Иностранцы не понимали многого. Англичане, например, не могли себе представить, как можно жаловаться на свою родину. Для них это было невероятным шокингом.
— Мы не жалуемся на родину. Мы жалуемся на большевиков, — доказывали эмигранты.
— А что такое большевики? — спрашивали англичане.
— Большевики — это правительство, насильно взявшее власть в свои руки, — отвечали эмигранты, с соответствующими подробностями описывая ужасы большевистского правления.
— У нас в Англии тоже есть оппозиция правительству, — задумчиво говорили англичане, — однако мы никому не жалуемся. Ни на свою родину, ни на своё правительство.
Как-то, потеряв терпение, я в одной из своих песен сказал.
И ещё понять беззлобно, Что свою, пусть злую, мать Все же как-то неудобно Вечно в обществе ругать.Какую бурю возмущения вызвала эта песня! Какой грязью обливали меня газеты!
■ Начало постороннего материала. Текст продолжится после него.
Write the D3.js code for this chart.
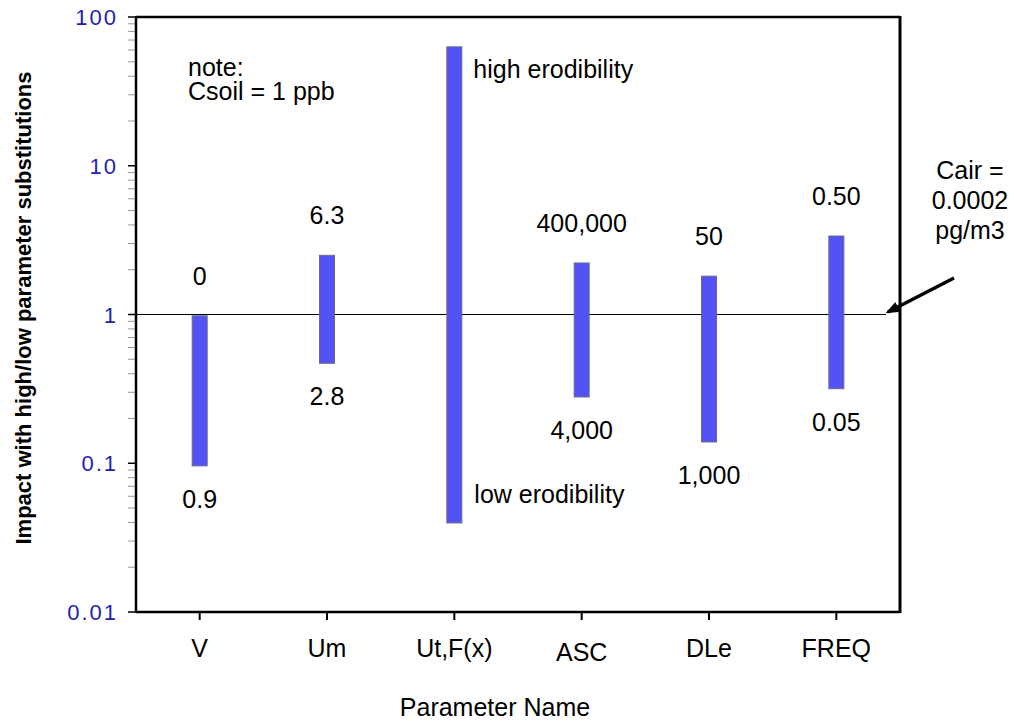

В польских театрах шли русские пьесы, в журналах, еженедельниках и газетах сплошь и рядом печатались переводы русских авторов, в книжных магазинах было сколько угодно русских поэтов и писателей на польском языке, а когда в варшавской филармонии был объявлен конкурс Шопена, первый приз, да и второй, кажется, взяли русские пианисты, приехавшие из Советской России.
Помню, скрипач и композитор Млынарский говорил мне в фойе во время концерта:
— Мне делается страшно, когда я думаю, какие возможности таятся в русских. Ведь вот я столько раз слышал Шопена, но такого Шопена я ещё никогда не слыхал…
А победители — скромные худые юноши — застенчиво кланялись и словно спешили скорей отвязаться от оваций, которыми их награждала публика, и, считая, что так и надо, что ничего тут особенного нет, торопились стушеваться.
В то время Варшава кипела. Магазины были завалены французскими, английскими и немецкими товарами. Великолепные «кавярни» и «цукерни», где подавались пончики и пирожные, были с утра до вечера переполнены нарядными щебечущими польками. В ресторанах подавали все изыски польской кухни, так похожей на русскую, и чего там только не было, вплоть до диких кабанов и медвежьих окороков из Беловежской пущи.